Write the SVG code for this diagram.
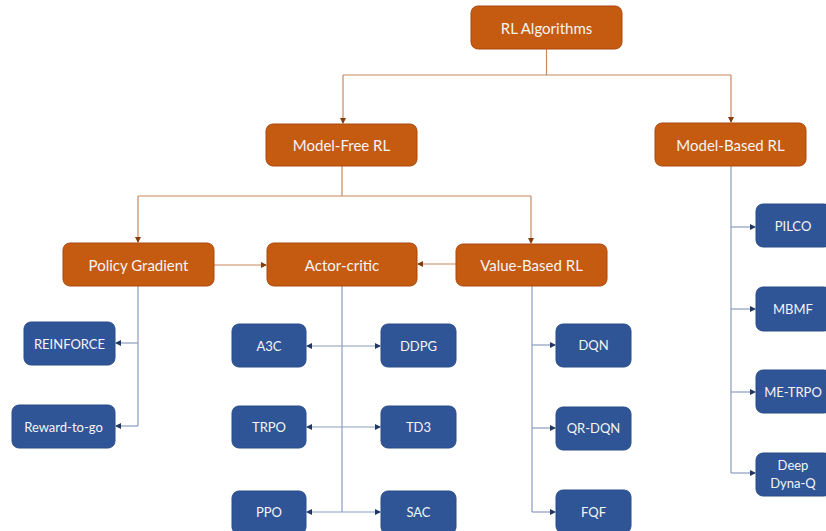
<svg xmlns="http://www.w3.org/2000/svg" width="826" height="531" viewBox="0 0 826 531">
<defs>
<marker id="ao" markerWidth="6" markerHeight="6" refX="5" refY="3" orient="auto" markerUnits="userSpaceOnUse"><path d="M0,0 L6,3 L0,6 Z" fill="#843C0C"/></marker>
<marker id="ab" markerWidth="6" markerHeight="6" refX="5" refY="3" orient="auto-start-reverse" markerUnits="userSpaceOnUse"><path d="M0,0 L6,3 L0,6 Z" fill="#203864"/></marker>
</defs>
<style>
.o rect{fill:#C55A11;stroke:#A9490C;stroke-width:1}
.b rect{fill:#2F5597;stroke:#2A4C88;stroke-width:1}
.o text{fill:#F4F4F4;font-family:Lato,"Open Sans",sans-serif;font-size:15px;text-anchor:middle;dominant-baseline:central}
.b text{fill:#F4F4F4;font-family:Lato,"Open Sans",sans-serif;font-size:13px;text-anchor:middle;dominant-baseline:central}
.co{fill:none;stroke:#C9885E;stroke-width:1.2}
.cb{fill:none;stroke:#8C9DC0;stroke-width:1.2}
</style>
<rect width="826" height="531" fill="#FFFFFF"/>
<g id="connectors">
<path class="co" d="M546.5,49 V75"/>
<path class="co" d="M343,75 H731"/>
<path class="co" d="M343,75 V123" marker-end="url(#ao)"/>
<path class="co" d="M731,75 V122" marker-end="url(#ao)"/>
<path class="co" d="M342,166 V196"/>
<path class="co" d="M138,196 H531"/>
<path class="co" d="M138,196 V242" marker-end="url(#ao)"/>
<path class="co" d="M531,196 V243" marker-end="url(#ao)"/>
<path class="co" d="M214,265 H266" marker-end="url(#ao)"/>
<path class="co" d="M456,264 H418" marker-end="url(#ao)"/>
<path class="cb" d="M138,286 V426"/>
<path class="cb" d="M138,343 H116" marker-end="url(#ab)"/>
<path class="cb" d="M138,426 H116" marker-end="url(#ab)"/>
<path class="cb" d="M342,286 V512"/>
<path class="cb" d="M307,346 H380" marker-start="url(#ab)" marker-end="url(#ab)"/>
<path class="cb" d="M307,427 H380" marker-start="url(#ab)" marker-end="url(#ab)"/>
<path class="cb" d="M307,512 H380" marker-start="url(#ab)" marker-end="url(#ab)"/>
<path class="cb" d="M532,286 V512"/>
<path class="cb" d="M532,345 H555" marker-end="url(#ab)"/>
<path class="cb" d="M532,428 H555" marker-end="url(#ab)"/>
<path class="cb" d="M532,512 H555" marker-end="url(#ab)"/>
<path class="cb" d="M731,166 V473"/>
<path class="cb" d="M731,227 H755" marker-end="url(#ab)"/>
<path class="cb" d="M731,309 H755" marker-end="url(#ab)"/>
<path class="cb" d="M731,392 H755" marker-end="url(#ab)"/>
<path class="cb" d="M731,473 H755" marker-end="url(#ab)"/>
</g>
<g id="rl-algorithms" class="o"><rect x="471" y="6" width="151" height="43" rx="7"/><text x="546.5" y="28">RL Algorithms</text></g>
<g id="model-free" class="o"><rect x="266" y="124" width="151" height="42" rx="7"/><text x="341.5" y="145">Model-Free RL</text></g>
<g id="model-based" class="o"><rect x="655" y="123" width="151" height="43" rx="7"/><text x="730.5" y="145">Model-Based RL</text></g>
<g id="policy-gradient" class="o"><rect x="63" y="243" width="151" height="43" rx="7"/><text x="138.5" y="265">Policy Gradient</text></g>
<g id="actor-critic" class="o"><rect x="267" y="243" width="150" height="43" rx="7"/><text x="342" y="265">Actor-critic</text></g>
<g id="value-based" class="o"><rect x="456" y="244" width="151" height="42" rx="7"/><text x="531.5" y="265">Value-Based RL</text></g>
<g id="reinforce" class="b"><rect x="24" y="322" width="91" height="43" rx="7"/><text x="69.5" y="344">REINFORCE</text></g>
<g id="reward-to-go" class="b"><rect x="12" y="405" width="103" height="43" rx="7"/><text x="63.5" y="427">Reward-to-go</text></g>
<g id="a3c" class="b"><rect x="232" y="324" width="74" height="43" rx="7"/><text x="269" y="346">A3C</text></g>
<g id="ddpg" class="b"><rect x="381" y="324" width="75" height="43" rx="7"/><text x="418.5" y="346">DDPG</text></g>
<g id="trpo" class="b"><rect x="232" y="406" width="74" height="42" rx="7"/><text x="269" y="427">TRPO</text></g>
<g id="td3" class="b"><rect x="381" y="406" width="75" height="42" rx="7"/><text x="418.5" y="427">TD3</text></g>
<g id="ppo" class="b"><rect x="232" y="491" width="74" height="43" rx="7"/><text x="269" y="512">PPO</text></g>
<g id="sac" class="b"><rect x="381" y="491" width="75" height="43" rx="7"/><text x="418.5" y="512">SAC</text></g>
<g id="dqn" class="b"><rect x="556" y="324" width="75" height="43" rx="7"/><text x="593.5" y="345">DQN</text></g>
<g id="qr-dqn" class="b"><rect x="556" y="407" width="75" height="43" rx="7"/><text x="593.5" y="428">QR-DQN</text></g>
<g id="fqf" class="b"><rect x="556" y="490" width="75" height="43" rx="7"/><text x="593.5" y="512">FQF</text></g>
<g id="pilco" class="b"><rect x="756" y="204" width="75" height="43" rx="7"/><text x="793" y="226">PILCO</text></g>
<g id="mbmf" class="b"><rect x="756" y="287" width="75" height="44" rx="7"/><text x="793" y="309">MBMF</text></g>
<g id="me-trpo" class="b"><rect x="756" y="370" width="75" height="43" rx="7"/><text x="793" y="392">ME-TRPO</text></g>
<g id="deep-dyna-q" class="b"><rect x="756" y="453" width="75" height="43" rx="7"/><text x="793" y="465">Deep</text><text x="793" y="483">Dyna-Q</text></g>
</svg>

Task brief :: Go through the listing above and write it out again exactly, dropping the pictures.

Written solution ::
Write the SVG code for this diagram.
<svg xmlns="http://www.w3.org/2000/svg" width="826" height="531" viewBox="0 0 826 531">
<defs>
<marker id="ao" markerWidth="6" markerHeight="6" refX="5" refY="3" orient="auto" markerUnits="userSpaceOnUse"><path d="M0,0 L6,3 L0,6 Z" fill="#843C0C"/></marker>
<marker id="ab" markerWidth="6" markerHeight="6" refX="5" refY="3" orient="auto-start-reverse" markerUnits="userSpaceOnUse"><path d="M0,0 L6,3 L0,6 Z" fill="#203864"/></marker>
</defs>
<style>
.o rect{fill:#C55A11;stroke:#A9490C;stroke-width:1}
.b rect{fill:#2F5597;stroke:#2A4C88;stroke-width:1}
.o text{fill:#F4F4F4;font-family:Lato,"Open Sans",sans-serif;font-size:15px;text-anchor:middle;dominant-baseline:central}
.b text{fill:#F4F4F4;font-family:Lato,"Open Sans",sans-serif;font-size:13px;text-anchor:middle;dominant-baseline:central}
.co{fill:none;stroke:#C9885E;stroke-width:1.2}
.cb{fill:none;stroke:#8C9DC0;stroke-width:1.2}
</style>
<rect width="826" height="531" fill="#FFFFFF"/>
<g id="connectors">
<path class="co" d="M546.5,49 V75"/>
<path class="co" d="M343,75 H731"/>
<path class="co" d="M343,75 V123" marker-end="url(#ao)"/>
<path class="co" d="M731,75 V122" marker-end="url(#ao)"/>
<path class="co" d="M342,166 V196"/>
<path class="co" d="M138,196 H531"/>
<path class="co" d="M138,196 V242" marker-end="url(#ao)"/>
<path class="co" d="M531,196 V243" marker-end="url(#ao)"/>
<path class="co" d="M214,265 H266" marker-end="url(#ao)"/>
<path class="co" d="M456,264 H418" marker-end="url(#ao)"/>
<path class="cb" d="M138,286 V426"/>
<path class="cb" d="M138,343 H116" marker-end="url(#ab)"/>
<path class="cb" d="M138,426 H116" marker-end="url(#ab)"/>
<path class="cb" d="M342,286 V512"/>
<path class="cb" d="M307,346 H380" marker-start="url(#ab)" marker-end="url(#ab)"/>
<path class="cb" d="M307,427 H380" marker-start="url(#ab)" marker-end="url(#ab)"/>
<path class="cb" d="M307,512 H380" marker-start="url(#ab)" marker-end="url(#ab)"/>
<path class="cb" d="M532,286 V512"/>
<path class="cb" d="M532,345 H555" marker-end="url(#ab)"/>
<path class="cb" d="M532,428 H555" marker-end="url(#ab)"/>
<path class="cb" d="M532,512 H555" marker-end="url(#ab)"/>
<path class="cb" d="M731,166 V473"/>
<path class="cb" d="M731,227 H755" marker-end="url(#ab)"/>
<path class="cb" d="M731,309 H755" marker-end="url(#ab)"/>
<path class="cb" d="M731,392 H755" marker-end="url(#ab)"/>
<path class="cb" d="M731,473 H755" marker-end="url(#ab)"/>
</g>
<g id="rl-algorithms" class="o"><rect x="471" y="6" width="151" height="43" rx="7"/><text x="546.5" y="28">RL Algorithms</text></g>
<g id="model-free" class="o"><rect x="266" y="124" width="151" height="42" rx="7"/><text x="341.5" y="145">Model-Free RL</text></g>
<g id="model-based" class="o"><rect x="655" y="123" width="151" height="43" rx="7"/><text x="730.5" y="145">Model-Based RL</text></g>
<g id="policy-gradient" class="o"><rect x="63" y="243" width="151" height="43" rx="7"/><text x="138.5" y="265">Policy Gradient</text></g>
<g id="actor-critic" class="o"><rect x="267" y="243" width="150" height="43" rx="7"/><text x="342" y="265">Actor-critic</text></g>
<g id="value-based" class="o"><rect x="456" y="244" width="151" height="42" rx="7"/><text x="531.5" y="265">Value-Based RL</text></g>
<g id="reinforce" class="b"><rect x="24" y="322" width="91" height="43" rx="7"/><text x="69.5" y="344">REINFORCE</text></g>
<g id="reward-to-go" class="b"><rect x="12" y="405" width="103" height="43" rx="7"/><text x="63.5" y="427">Reward-to-go</text></g>
<g id="a3c" class="b"><rect x="232" y="324" width="74" height="43" rx="7"/><text x="269" y="346">A3C</text></g>
<g id="ddpg" class="b"><rect x="381" y="324" width="75" height="43" rx="7"/><text x="418.5" y="346">DDPG</text></g>
<g id="trpo" class="b"><rect x="232" y="406" width="74" height="42" rx="7"/><text x="269" y="427">TRPO</text></g>
<g id="td3" class="b"><rect x="381" y="406" width="75" height="42" rx="7"/><text x="418.5" y="427">TD3</text></g>
<g id="ppo" class="b"><rect x="232" y="491" width="74" height="43" rx="7"/><text x="269" y="512">PPO</text></g>
<g id="sac" class="b"><rect x="381" y="491" width="75" height="43" rx="7"/><text x="418.5" y="512">SAC</text></g>
<g id="dqn" class="b"><rect x="556" y="324" width="75" height="43" rx="7"/><text x="593.5" y="345">DQN</text></g>
<g id="qr-dqn" class="b"><rect x="556" y="407" width="75" height="43" rx="7"/><text x="593.5" y="428">QR-DQN</text></g>
<g id="fqf" class="b"><rect x="556" y="490" width="75" height="43" rx="7"/><text x="593.5" y="512">FQF</text></g>
<g id="pilco" class="b"><rect x="756" y="204" width="75" height="43" rx="7"/><text x="793" y="226">PILCO</text></g>
<g id="mbmf" class="b"><rect x="756" y="287" width="75" height="44" rx="7"/><text x="793" y="309">MBMF</text></g>
<g id="me-trpo" class="b"><rect x="756" y="370" width="75" height="43" rx="7"/><text x="793" y="392">ME-TRPO</text></g>
<g id="deep-dyna-q" class="b"><rect x="756" y="453" width="75" height="43" rx="7"/><text x="793" y="465">Deep</text><text x="793" y="483">Dyna-Q</text></g>
</svg>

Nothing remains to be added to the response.